Theater alumni return to campus for discussion

“An Afternoon with the Artists,” benefiting the Cecil J. Pickett Scholarship Endowment Fund took place Saturday in the Wortham Theatre and featured a discussion with UH alumni and  actors Brett Cullen, Dennis Quaid, Robert Wuhl and Cindy Pickett, Cecil J. Pickett’s daughter.

The event was moderated by Houston PBS’s Ernie Manouse and gave the actors the chance to share their stories about their earliest endeavors as actors at UH and their experiences with their late director and mentor Cecil J. Pickett.

Pickett raised the reputation of UH’s theater department by teaching acting and directing at the School of Theatre from 1970 to 1988; he directed productions for the Shakespeare Festival as well.

Manouse preceded the discussion by speaking about the importance of the connection between the teacher and student, which was so important to each actor’s success.

“It all comes back down to one fundamental thing and that is the teacher-student relationship,” Manouse said.

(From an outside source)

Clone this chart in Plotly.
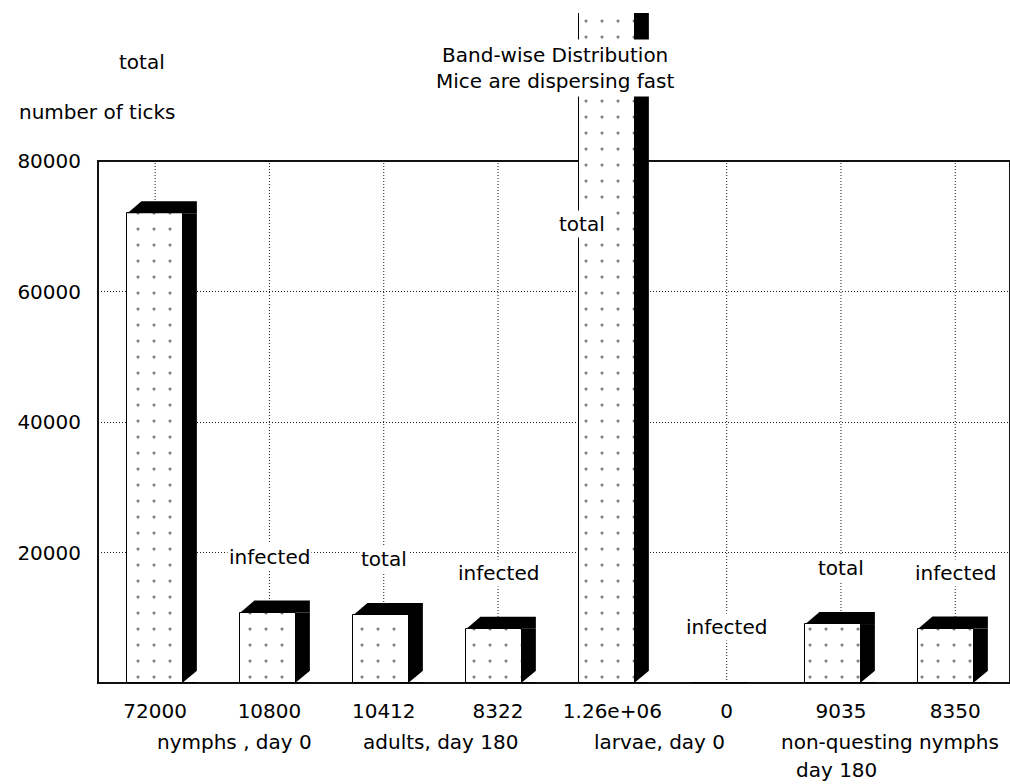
import plotly.graph_objects as go

# ---------------- data ----------------
values = [72000, 10800, 10412, 8322, 1260000, 0, 9035, 8350]
bar_labels = ["total", "infected", "total", "infected", "total", "infected", "total", "infected"]
groups = ["nymphs , day 0", "adults, day 180", "larvae, day 0", "non-questing nymphs"]
group_sub = ["", "", "", "day 180"]
ytick_vals = [20000, 40000, 60000, 80000]
title_lines = ["Band-wise Distribution", "Mice are dispersing fast"]
y_title = "number of ticks"

# ---------------- layout constants ----------------
W, H = 1010, 784
ML, MR, MT, MB = 98, 0, 13, 101
FRAME_TOP = 80000
FRAME_PX = 522                      # pixel height of 0..80000
PLOT_H = H - MT - MB
YMAX = FRAME_TOP * PLOT_H / FRAME_PX
N = len(values)
PX_X = 114.3                        # pixels per category (ticks / gridlines)
BAR_PITCH = 113.0                   # the bars are drawn on a slightly tighter pitch
XMAX = -0.5 + (W - ML - MR) / PX_X
BAR_W = 0.485
HALF = BAR_W * PX_X / 2
DX, DY = 14, 12                     # 3-D depth in pixels

FONT = dict(family="DejaVu Sans", size=20, color="black")
GRID = "#1a1a1a"
DASH = "1px,2px"


def fmt(v):
    return "%g" % v


xs = list(range(N))
drift = [i * (BAR_PITCH / PX_X - 1) for i in xs]
bar_centres = [i + d for i, d in zip(xs, drift)]

fig = go.Figure()
fig.add_trace(go.Bar(
    x=xs, y=values, width=BAR_W, offset=[d - BAR_W / 2 for d in drift],
    marker=dict(color="white", line=dict(color="black", width=1),
                pattern=dict(shape=".", fgcolor="black", bgcolor="white",
                             size=16, solidity=0.03, fillmode="overlay")),
    hoverinfo="skip",
))

shapes = []
# vertical dotted gridlines (only inside the frame)
for i in xs:
    shapes.append(dict(type="line", xref="x", yref="y", x0=i, x1=i, y0=0, y1=FRAME_TOP,
                       line=dict(color=GRID, width=1, dash=DASH), layer="between"))
# frame
shapes.append(dict(type="rect", xref="paper", yref="paper", x0=0, x1=1, y0=0,
                   y1=FRAME_PX / PLOT_H,
                   line=dict(color="#111111", width=2), layer="below"))

# 3-D black side and top of every bar
for c, v in zip(bar_centres, values):
    if v <= 0:
        continue
    shapes.append(dict(type="rect", xref="x", yref="y", xsizemode="pixel", xanchor=c,
                       x0=HALF, x1=HALF + DX, y0=0, y1=v,
                       fillcolor="black", line=dict(width=0), layer="above"))
    shapes.append(dict(type="path", xref="x", yref="y", xsizemode="pixel", ysizemode="pixel",
                       xanchor=c, yanchor=v,
                       path=f"M {-HALF},0 L {-HALF + DX},{DY} L {HALF + DX},{DY} L {HALF + DX},0 L {HALF},0 Z",
                       fillcolor="black", line=dict(width=0), layer="above"))
    shapes.append(dict(type="path", xref="x", yref="y", xsizemode="pixel", ysizemode="pixel",
                       xanchor=c, yanchor=0,
                       path=f"M {HALF + 0.5},1 L {HALF + DX + 1},1 L {HALF + DX + 1},{DY + 1} Z",
                       fillcolor="white", line=dict(width=0), layer="above"))

annotations = []
# labels above bars
for i, (v, lab) in enumerate(zip(values, bar_labels)):
    a = dict(text=lab, x=i, y=v, xref="x", yref="y", showarrow=False, font=FONT,
             bgcolor="white", borderpad=1, yshift=56, yanchor="middle")
    if i == 0:
        a.update(yshift=151, xshift=-13)
    if v > FRAME_TOP:
        a.update(y=FRAME_TOP, yshift=-63, xshift=-30)
    annotations.append(a)

# group labels below tick values
for g, (name, sub) in enumerate(zip(groups, group_sub)):
    xc = 2 * g + 0.5
    sh = 22 if g == 0 else (-8 if g == 3 else (-10 if g == 2 else 0))
    annotations.append(dict(text=name, x=xc, y=0, xref="x", yref="paper", showarrow=False,
                            font=FONT, yanchor="middle", yshift=-59, xshift=sh))
    if sub:
        annotations.append(dict(text=sub, x=xc, y=0, xref="x", yref="paper", showarrow=False,
                                font=FONT, yanchor="middle", yshift=-87, xshift=-62))

# title
annotations.append(dict(text="<br>".join(title_lines), x=0.5, y=1, xref="paper", yref="paper",
                        xshift=1, yshift=-55, yanchor="middle", showarrow=False, font=FONT,
                        bgcolor="white", borderpad=3))
# y axis title block
annotations.append(dict(text=y_title, x=0, y=1, xref="paper", yref="paper", xanchor="right",
                        xshift=79, yshift=-99, yanchor="middle", showarrow=False, font=FONT))

fig.update_layout(
    width=W, height=H,
    margin=dict(l=ML, r=MR, t=MT, b=MB, pad=0),
    paper_bgcolor="white", plot_bgcolor="white",
    showlegend=False, bargap=0,
    shapes=shapes, annotations=annotations,
    font=FONT,
    xaxis=dict(range=[-0.5, XMAX], tickvals=xs, ticktext=[fmt(v) for v in values],
               showgrid=False, zeroline=False, showline=False, ticks="",
               ticklabelstandoff=14, tickfont=FONT, fixedrange=True),
    yaxis=dict(range=[0, YMAX], tickvals=ytick_vals, ticktext=[str(t) for t in ytick_vals],
               showgrid=True, gridcolor=GRID, griddash=DASH, gridwidth=1,
               zeroline=False, showline=False, ticks="", ticklabelstandoff=16,
               tickfont=FONT, fixedrange=True),
)

fig.write_html("out.html")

He brought to mind the goals the actors pursued which were fundamental to their careers so many years ago.

“The message today is about the value of a university education,” Manouse said.

Quaid mentioned that he knew he wanted to act after the first week of taking Pickett’s class at Bellaire High School where Pickett taught theater from 1956 to 1968.

Pickett’s focus and techniques on centrality and character development helped Quaid develop as an actor.

“He made us all fascinated by what it was like to actually experience someone else’s life,” Quaid said. “He would have us just go out in the street and just watch people.”

Wuhl was at the University for seven years and did not start out as a drama student, but eventually acquired a strong love for theater under the wing of Pickett.

“It was amazing how influential he was on me and how much I appreciate him more with each day,” Wuhl said. “I felt I had a huge leg-up because he taught craft.”

Cullen noted Pickett’s stress on literature and its influence on the work Cullen would study as an actor.

“He taught me about myself. He made me examine myself. He also made me read more than I’ve ever read in my life; I took almost every English course at the University because he made me,” Cullen said.

To top off the discussion, the actors welcomed questions from those in the audience and told their favorite stories about Professor Pickett.

When asked if there was any one thing that the actors wish they had been told at the beginning of their career, Cullen offered to share his own advice.

“Learn how to write. That’s one thing I wish I had done early in my career. I think college, university and local theater — when you’re young — is a great place to grow up.”